▶ _WHAT IS REQUIRED_
Below are the records; give again exactly the lines from the one containing "Reproduce this chart with Chart.js." through the one containing "Tahun 2009-2013 (Persen)'];", leaving out pictures.

========================================

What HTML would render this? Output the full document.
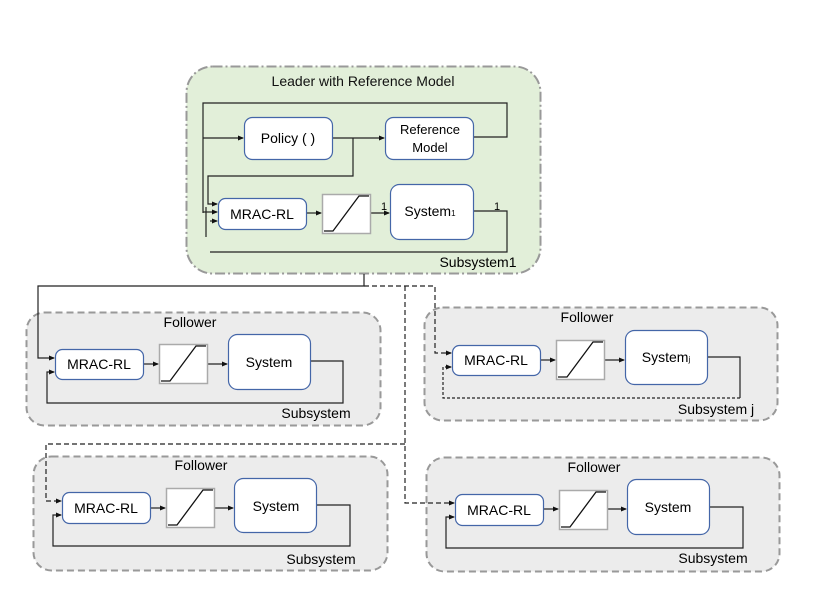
<!DOCTYPE html>
<html><head><meta charset="utf-8"><style>
html,body{margin:0;padding:0;background:#fff;}
svg{display:block;font-family:"Liberation Sans","DejaVu Sans",sans-serif;}
</style></head><body>
<svg width="830" height="613" viewBox="0 0 830 613" xmlns="http://www.w3.org/2000/svg">
<defs>
<marker id="a" markerWidth="6" markerHeight="6" refX="5" refY="3" orient="auto" markerUnits="userSpaceOnUse">
<path d="M0,0.5 L6,3 L0,5.5 z" fill="#111"/></marker>
</defs>
<!-- Leader -->
<rect x="186.5" y="66.5" width="354" height="207" rx="26" fill="#e2efd9" stroke="#999" stroke-width="2" stroke-dasharray="10,3,2,3"/>
<text x="363" y="86" font-size="14" text-anchor="middle" fill="#111">Leader with Reference Model</text>
<g fill="none" stroke="#222" stroke-width="1.2">
<path d="M203,213 V103 H507 V137 H473"/>
<path d="M203,138 H243" marker-end="url(#a)"/>
<path d="M332,138 H384" marker-end="url(#a)"/>
<path d="M353,138 V176 H208 V204 H217" marker-end="url(#a)"/>
<path d="M203,212 H217" marker-end="url(#a)"/>
<path d="M210,221 H217" marker-end="url(#a)"/>
<path d="M206,207 V237"/>
<path d="M306,213 H321" marker-end="url(#a)"/>
<path d="M370,213 H389" marker-end="url(#a)"/>
<path d="M473,211 H507 V252 H210"/>
</g>
<rect x="244.5" y="117.5" width="88" height="42" rx="8" fill="#fff" stroke="#4466a8" stroke-width="1.2"/>
<text x="288" y="143" font-size="14" text-anchor="middle">Policy (   )</text>
<rect x="385.5" y="117.5" width="88" height="42" rx="8" fill="#fff" stroke="#4466a8" stroke-width="1.2"/>
<text x="430" y="134" font-size="13" text-anchor="middle">Reference</text>
<text x="430" y="152" font-size="13" text-anchor="middle">Model</text>
<rect x="218.5" y="198.5" width="88" height="31" rx="7" fill="#fff" stroke="#4466a8" stroke-width="1.2"/>
<text x="262" y="219" font-size="14" text-anchor="middle">MRAC-RL</text>
<rect x="322.5" y="194.5" width="48" height="39" fill="#fff" stroke="#aaa" stroke-width="1.5"/>
<path d="M324,231 H333 L359,196 H369" fill="none" stroke="#111" stroke-width="1.3"/>
<rect x="390.5" y="184.5" width="83" height="55" rx="9" fill="#fff" stroke="#4466a8" stroke-width="1.2"/>
<text x="430" y="216" font-size="14" text-anchor="middle">System<tspan font-size="8">1</tspan></text>
<text x="384" y="210" font-size="11" text-anchor="middle">1</text>
<text x="497" y="210" font-size="11" text-anchor="middle">1</text>
<text x="478" y="267" font-size="14" text-anchor="middle">Subsystem1</text>

<!-- Follower top-left -->
<rect x="26.5" y="312.5" width="354" height="113" rx="18" fill="#ececec" stroke="#999" stroke-width="2" stroke-dasharray="7,4"/>
<text x="190" y="327" font-size="14" text-anchor="middle">Follower</text>
<g fill="none" stroke="#222" stroke-width="1.2">
<path d="M143,364 H158" marker-end="url(#a)"/>
<path d="M207,364 H227" marker-end="url(#a)"/>
<path d="M310,361 H343 V403 H47 V372 H54" marker-end="url(#a)"/>
</g>
<rect x="55.5" y="349.5" width="88" height="30" rx="7" fill="#fff" stroke="#4466a8" stroke-width="1.2"/>
<text x="99" y="369" font-size="14" text-anchor="middle">MRAC-RL</text>
<rect x="159.5" y="344.5" width="48" height="39" fill="#fff" stroke="#aaa" stroke-width="1.5"/>
<path d="M161,381 H170 L196,346 H206" fill="none" stroke="#111" stroke-width="1.3"/>
<rect x="228.5" y="334.5" width="82" height="55" rx="9" fill="#fff" stroke="#4466a8" stroke-width="1.2"/>
<text x="269" y="367" font-size="14" text-anchor="middle">System</text>
<text x="316" y="418" font-size="14" text-anchor="middle">Subsystem</text>

<!-- Follower bottom-left -->
<rect x="33.5" y="456.5" width="354" height="114" rx="18" fill="#ececec" stroke="#999" stroke-width="2" stroke-dasharray="7,4"/>
<text x="201" y="470" font-size="14" text-anchor="middle">Follower</text>
<g fill="none" stroke="#222" stroke-width="1.2">
<path d="M150,508 H165" marker-end="url(#a)"/>
<path d="M214,508 H233" marker-end="url(#a)"/>
<path d="M316,505 H350 V546 H53 V515 H61" marker-end="url(#a)"/>
</g>
<rect x="62.5" y="492.5" width="88" height="31" rx="7" fill="#fff" stroke="#4466a8" stroke-width="1.2"/>
<text x="106" y="513" font-size="14" text-anchor="middle">MRAC-RL</text>
<rect x="166.5" y="488.5" width="48" height="39" fill="#fff" stroke="#aaa" stroke-width="1.5"/>
<path d="M168,525 H177 L203,490 H213" fill="none" stroke="#111" stroke-width="1.3"/>
<rect x="234.5" y="478.5" width="82" height="54" rx="9" fill="#fff" stroke="#4466a8" stroke-width="1.2"/>
<text x="276" y="511" font-size="14" text-anchor="middle">System</text>
<text x="321" y="564" font-size="14" text-anchor="middle">Subsystem</text>

<!-- Follower top-right (j) -->
<rect x="424.5" y="307.5" width="353" height="113" rx="18" fill="#ececec" stroke="#999" stroke-width="2" stroke-dasharray="7,4"/>
<text x="587" y="322" font-size="14" text-anchor="middle">Follower</text>
<g fill="none" stroke="#222" stroke-width="1.2">
<path d="M540,360 H555" marker-end="url(#a)"/>
<path d="M604,360 H624" marker-end="url(#a)"/>
<path d="M707,357 H740 V398" />
<path d="M740,398 H443 V367 H451" stroke-dasharray="3,2" marker-end="url(#a)"/>
</g>
<rect x="452.5" y="345.5" width="88" height="30" rx="7" fill="#fff" stroke="#4466a8" stroke-width="1.2"/>
<text x="496" y="365" font-size="14" text-anchor="middle">MRAC-RL</text>
<rect x="556.5" y="340.5" width="48" height="39" fill="#fff" stroke="#aaa" stroke-width="1.5"/>
<path d="M558,377 H567 L593,342 H603" fill="none" stroke="#111" stroke-width="1.3"/>
<rect x="625.5" y="330.5" width="82" height="54" rx="9" fill="#fff" stroke="#4466a8" stroke-width="1.2"/>
<text x="666" y="362" font-size="14" text-anchor="middle">System<tspan font-size="8">j</tspan></text>
<text x="716" y="414" font-size="14" text-anchor="middle">Subsystem j</text>

<!-- Follower bottom-right -->
<rect x="426.5" y="457.5" width="353" height="114" rx="18" fill="#ececec" stroke="#999" stroke-width="2" stroke-dasharray="7,4"/>
<text x="594" y="472" font-size="14" text-anchor="middle">Follower</text>
<g fill="none" stroke="#222" stroke-width="1.2">
<path d="M543,509 H558" marker-end="url(#a)"/>
<path d="M607,509 H626" marker-end="url(#a)"/>
<path d="M709,507 H743 V548 H446 V517 H454" marker-end="url(#a)"/>
</g>
<rect x="455.5" y="494.5" width="88" height="31" rx="7" fill="#fff" stroke="#4466a8" stroke-width="1.2"/>
<text x="499" y="515" font-size="14" text-anchor="middle">MRAC-RL</text>
<rect x="559.5" y="490.5" width="48" height="39" fill="#fff" stroke="#aaa" stroke-width="1.5"/>
<path d="M561,527 H570 L596,492 H606" fill="none" stroke="#111" stroke-width="1.3"/>
<rect x="627.5" y="479.5" width="82" height="55" rx="9" fill="#fff" stroke="#4466a8" stroke-width="1.2"/>
<text x="668" y="512" font-size="14" text-anchor="middle">System</text>
<text x="713" y="563" font-size="14" text-anchor="middle">Subsystem</text>

<!-- connectors leader -> followers (drawn on top) -->
<g fill="none" stroke="#222" stroke-width="1.2">
<path d="M364,274 V286 H38 V358 H54" marker-end="url(#a)"/>
</g>
<g fill="none" stroke="#222" stroke-width="1.2" stroke-dasharray="5,3">
<path d="M364,286 H435 V353 H451" marker-end="url(#a)"/>
<path d="M405,286 V503 H454" marker-end="url(#a)"/>
<path d="M405,444 H46 V501 H61" marker-end="url(#a)"/>
</g>
</svg>
</body></html>
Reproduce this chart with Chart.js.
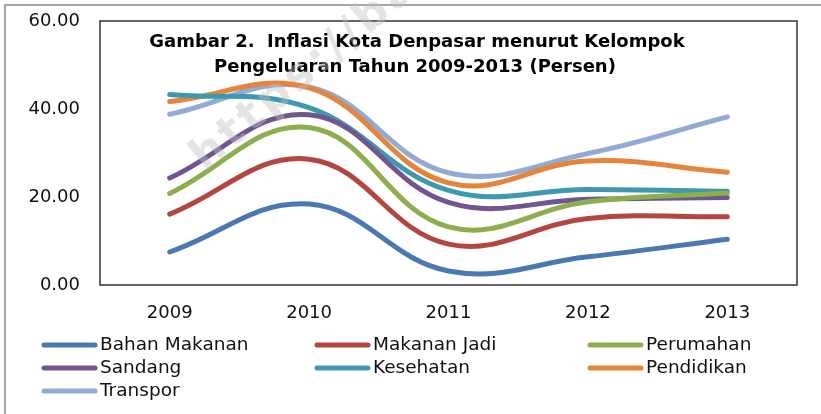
<!DOCTYPE html>
<html>
<head>
<meta charset="utf-8">
<script src="https://cdn.jsdelivr.net/npm/chart.js@4/dist/chart.umd.min.js"></script>
<style>
  html, body { margin: 0; padding: 0; background: #fff; }
  #wrap { width: 821px; height: 414px; position: relative; }
</style>
</head>
<body>
<div id="wrap"><canvas id="grafik" width="821" height="414"></canvas></div>
<script>
// Data: Inflasi Kota Denpasar menurut kelompok pengeluaran (persen)
const tahun = ['2009', '2010', '2011', '2012', '2013'];
const bahanMakanan = [7.5, 18.4, 3.2, 6.4, 10.4];
const makananJadi  = [16.1, 28.6, 9.3, 15.1, 15.5];
const perumahan    = [20.8, 35.8, 13.2, 18.9, 20.9];
const sandang      = [24.3, 38.7, 18.8, 19.5, 19.9];
const kesehatan    = [43.3, 40.3, 21.5, 21.7, 21.3];
const pendidikan   = [41.7, 44.8, 23.2, 28.2, 25.6];
const transpor     = [38.8, 45.0, 25.5, 29.9, 38.2];
const yTicks = [0, 20, 40, 60];

const judul = ['Gambar 2.  Inflasi Kota Denpasar menurut Kelompok',
               'Pengeluaran Tahun 2009-2013 (Persen)'];

const seri = [
  { label: 'Bahan Makanan', data: bahanMakanan, color: '#4a78b0' },
  { label: 'Makanan Jadi',  data: makananJadi,  color: '#b4463f' },
  { label: 'Perumahan',     data: perumahan,    color: '#8dae4c' },
  { label: 'Sandang',       data: sandang,      color: '#71558f' },
  { label: 'Kesehatan',     data: kesehatan,    color: '#3e98ae' },
  { label: 'Pendidikan',    data: pendidikan,   color: '#e5843b' },
  { label: 'Transpor',      data: transpor,     color: '#92abd4' }
];

const police = 'DejaVu Sans';

/* Cadre gris extérieur + boîte du graphique */
const cadre = {
  id: 'cadre',
  beforeDraw(chart) {
    const { ctx, chartArea: a } = chart;
    ctx.save();
    ctx.strokeStyle = '#a6a6a6';
    ctx.lineWidth = 2;
    ctx.strokeRect(5, 5, 840, 440);
    ctx.strokeStyle = '#333';
    ctx.lineWidth = 1.5;
    ctx.strokeRect(a.left, a.top, a.right - a.left, a.bottom - a.top);
    ctx.restore();
  }
};

/* Titre dans la zone du graphique, filigrane et légende sur 3 colonnes */
const decor = {
  id: 'decor',
  afterDatasetsDraw(chart) {
    const { ctx } = chart;
    ctx.save();
    ctx.fillStyle = '#000';
    ctx.font = `bold 18px ${police}`;
    ctx.textAlign = 'center';
    ctx.textBaseline = 'middle';
    ctx.fillText(judul[0], 417, 42);
    ctx.fillText(judul[1], 415, 67);
    ctx.restore();

    ctx.save();
    // filigrane
    ctx.translate(205, 172);
    ctx.rotate(-40 * Math.PI / 180);
    ctx.font = `bold 44px ${police}`;
    ctx.letterSpacing = '4px';
    ctx.fillStyle = 'rgba(190,190,190,0.42)';
    ctx.textBaseline = 'alphabetic';
    ctx.fillText('https://bali.bps.go.id', 0, 0);
    ctx.restore();
  },
  afterDraw(chart) {
    const { ctx } = chart;
    const colX = [42, 315, 588];
    const rowY = [345, 368, 391];
    ctx.save();
    ctx.font = `18.5px ${police}`;
    ctx.textBaseline = 'middle';
    ctx.lineCap = 'round';
    ctx.lineWidth = 5;
    chart.data.datasets.forEach((ds, i) => {
      const x = colX[i % 3];
      const y = rowY[Math.floor(i / 3)];
      ctx.strokeStyle = ds.borderColor;
      ctx.beginPath();
      ctx.moveTo(x + 2, y);
      ctx.lineTo(x + 53, y);
      ctx.stroke();
      ctx.fillStyle = '#111';
      ctx.fillText(ds.label, x + 58, y);
    });
    ctx.restore();
  }
};

const ctx = document.getElementById('grafik').getContext('2d');
new Chart(ctx, {
  type: 'line',
  data: {
    labels: tahun,
    datasets: seri.map(s => ({
      label: s.label,
      data: s.data,
      borderColor: s.color,
      backgroundColor: s.color,
      borderWidth: 5,
      borderCapStyle: 'round',
      tension: 0.4,
      pointRadius: 0,
      fill: false
    }))
  },
  options: {
    responsive: false,
    animation: false,
    layout: { padding: { left: 0, right: 24, top: 21, bottom: 0 } },
    plugins: {
      legend: { display: false },
      title: { display: false },
      tooltip: { enabled: false }
    },
    scales: {
      x: {
        offset: true,
        grid: { display: false, drawTicks: false },
        border: { display: false },
        ticks: { color: '#111', font: { family: police, size: 18 }, padding: 18 },
        afterFit: (s) => { s.height = 414 - 285; s.paddingLeft = 0; s.paddingRight = 0; }
      },
      y: {
        min: 0,
        max: 60,
        grid: { display: false, drawTicks: false },
        border: { display: false },
        afterBuildTicks: (s) => { s.ticks = yTicks.map(v => ({ value: v })); },
        ticks: {
          color: '#111',
          font: { family: police, size: 18 },
          padding: 20,
          callback: (v) => Number(v).toFixed(2)
        },
        afterFit: (s) => { s.width = 100; s.paddingTop = 0; s.paddingBottom = 0; }
      }
    }
  },
  plugins: [cadre, decor]
});
</script>
</body>
</html>
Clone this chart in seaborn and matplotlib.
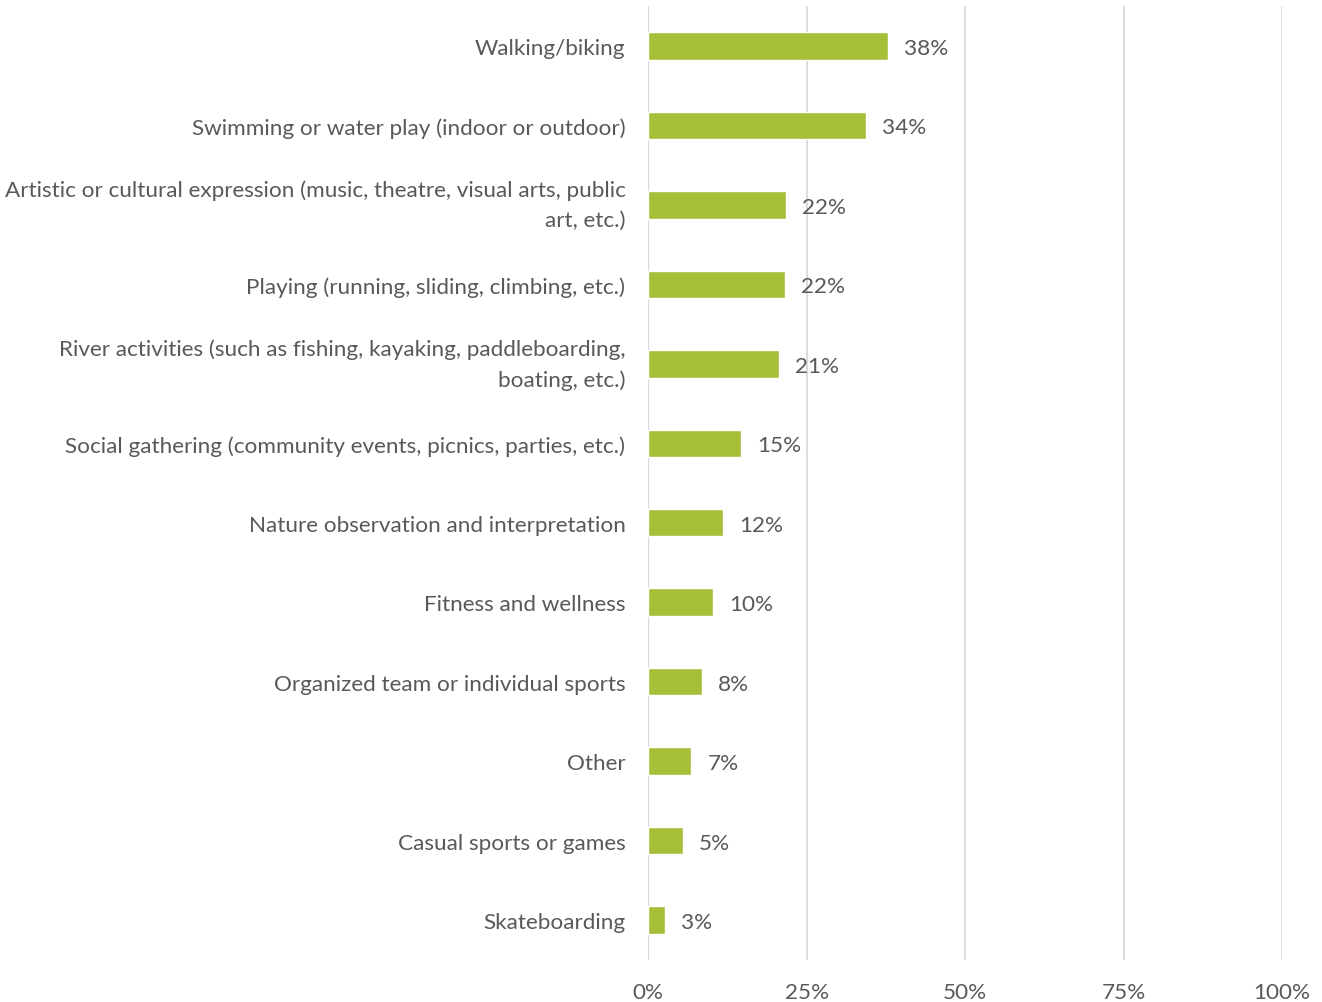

========================================

▶ _CORRECT ANSWER_
Reproduce this chart with Chart.js.
<!DOCTYPE html>
<html>
<head>
<meta charset="utf-8">
<script src="https://cdn.jsdelivr.net/npm/chart.js@4/dist/chart.umd.min.js"></script>
<style>
  html, body { margin: 0; padding: 0; background: #fff; }
  #wrap { width: 821px; height: 414px; position: relative; }
</style>
</head>
<body>
<div id="wrap"><canvas id="grafik" width="821" height="414"></canvas></div>
<script>
// Data: Inflasi Kota Denpasar menurut kelompok pengeluaran (persen)
const tahun = ['2009', '2010', '2011', '2012', '2013'];
const bahanMakanan = [7.5, 18.4, 3.2, 6.4, 10.4];
const makananJadi  = [16.1, 28.6, 9.3, 15.1, 15.5];
const perumahan    = [20.8, 35.8, 13.2, 18.9, 20.9];
const sandang      = [24.3, 38.7, 18.8, 19.5, 19.9];
const kesehatan    = [43.3, 40.3, 21.5, 21.7, 21.3];
const pendidikan   = [41.7, 44.8, 23.2, 28.2, 25.6];
const transpor     = [38.8, 45.0, 25.5, 29.9, 38.2];
const yTicks = [0, 20, 40, 60];

const judul = ['Gambar 2.  Inflasi Kota Denpasar menurut Kelompok',
               'Pengeluaran Tahun 2009-2013 (Persen)'];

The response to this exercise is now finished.